▸ **Written problem**
Filter the entries that follow, copying every line in which the word "this" appears.

## begin Excerpted records

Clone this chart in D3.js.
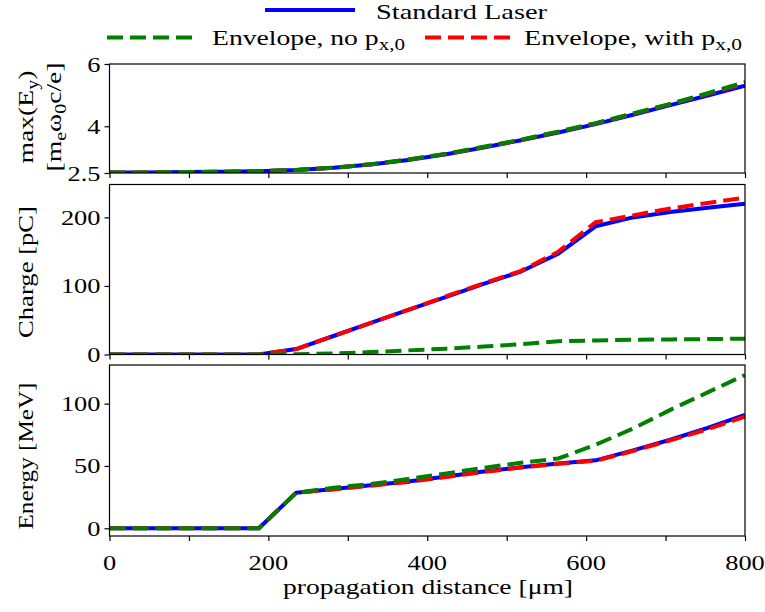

## end Excerpted records
## begin Excerpted records

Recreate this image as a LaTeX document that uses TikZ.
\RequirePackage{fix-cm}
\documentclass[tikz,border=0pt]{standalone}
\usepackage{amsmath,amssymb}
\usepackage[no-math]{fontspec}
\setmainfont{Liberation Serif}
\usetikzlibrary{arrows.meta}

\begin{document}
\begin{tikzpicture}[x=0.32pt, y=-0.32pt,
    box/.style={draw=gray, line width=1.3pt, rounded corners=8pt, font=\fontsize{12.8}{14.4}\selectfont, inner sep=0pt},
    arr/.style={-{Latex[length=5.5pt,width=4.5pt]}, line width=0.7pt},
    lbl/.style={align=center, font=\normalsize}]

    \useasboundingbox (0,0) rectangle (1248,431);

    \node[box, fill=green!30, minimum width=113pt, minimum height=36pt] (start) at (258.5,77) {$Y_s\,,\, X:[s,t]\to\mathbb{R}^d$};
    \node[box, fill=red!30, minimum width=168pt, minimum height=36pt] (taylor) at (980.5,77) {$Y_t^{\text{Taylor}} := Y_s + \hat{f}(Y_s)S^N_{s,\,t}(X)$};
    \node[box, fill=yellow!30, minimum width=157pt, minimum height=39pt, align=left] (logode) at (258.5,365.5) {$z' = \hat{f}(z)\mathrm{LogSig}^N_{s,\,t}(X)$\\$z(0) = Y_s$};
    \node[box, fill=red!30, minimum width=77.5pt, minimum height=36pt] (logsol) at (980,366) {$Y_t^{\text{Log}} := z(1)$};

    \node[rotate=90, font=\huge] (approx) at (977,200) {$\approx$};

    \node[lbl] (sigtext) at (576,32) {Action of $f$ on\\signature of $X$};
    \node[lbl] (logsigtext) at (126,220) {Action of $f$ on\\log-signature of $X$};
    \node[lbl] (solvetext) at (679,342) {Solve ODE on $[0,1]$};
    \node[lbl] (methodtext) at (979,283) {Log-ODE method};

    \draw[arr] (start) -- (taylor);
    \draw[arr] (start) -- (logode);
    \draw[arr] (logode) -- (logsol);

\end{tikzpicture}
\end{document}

## end Excerpted records

▸ **Task answer**
Clone this chart in D3.js.
Recreate this image as a LaTeX document that uses TikZ.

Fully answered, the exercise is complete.